Joseph Van Name 13 Oct 2023 19:31 UTC
1 point
0
Neural networks with ReLU activation are the things you obtain when you combine two kinds of linearity, namely the standard linearity that we all should be familiar with and tropical linearity.
Give $R$ two operations $\otimes, \oplus$ defined by setting $x \oplus y = max (x, y), x \otimes y = x + y$ . Then the operations $\oplus, \otimes$ are associative, commutative, and they satisfy the distributivity property $x \otimes (y \oplus z) = (x \otimes y) \oplus (x \otimes z)$ . We shall call the operations $\oplus, \otimes$ tropical operations on $R$ .
We can even perform matrix and vector operations by replacing the operations $+, \cdot$ with their tropical counterparts $\oplus, \otimes$ . More explicitly, we can define the tropical matrix addition and multiplication operations by setting
$(a_{i, j})_{i, j} \oplus (b_{i, j})_{i, j} = (a_{i, j} \oplus b_{i, j})_{i, j} = (max (a_{i, j}, b_{i, j}))_{i, j}$ and
$(a_{i, j})_{i, j} \otimes (b_{i, j})_{i, j} = (\oplus_{k} a_{i, k} \otimes b_{k, j})_{i, j} = ({max}_{k} (a_{i, k} + b_{k, j}))_{i, j}$ .

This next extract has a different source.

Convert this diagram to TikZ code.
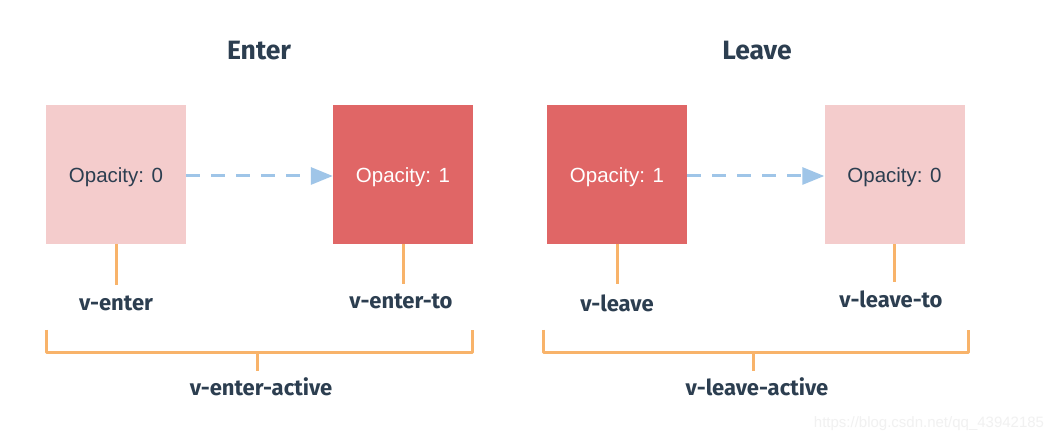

Here, the ReLU operation is just $ReLU (x) = x \oplus 0$ , and if $0$ is the zero vector and $v$ is a real vector, then $ReLU (v) = v \oplus 0$ , so ReLU does not even rely on tropical matrix multiplication.
Of course, one can certainly construct and train neural networks using tropical matrix multiplication in the layers of the form $v \mapsto B \otimes (A v + a) \oplus b$ where $A, B$ are weight matrices and $a, b$ are bias vectors, but I do not know of any experiments done with these sorts of neural networks, so I am uncertain of what advantages they offer.
Since ReLU neural networks are a combination of two kinds of linearity, one might expect for ReLU neural networks to behave nearly linearly. And it is not surprising that ReLU networks look more like the standard linear transformations than the tropical linear transformations since the standard linear transformations in a neural network are far more complex than the ReLU. ReLU just provides the bare minimum non-linearity for a neural network without doing anything fancy.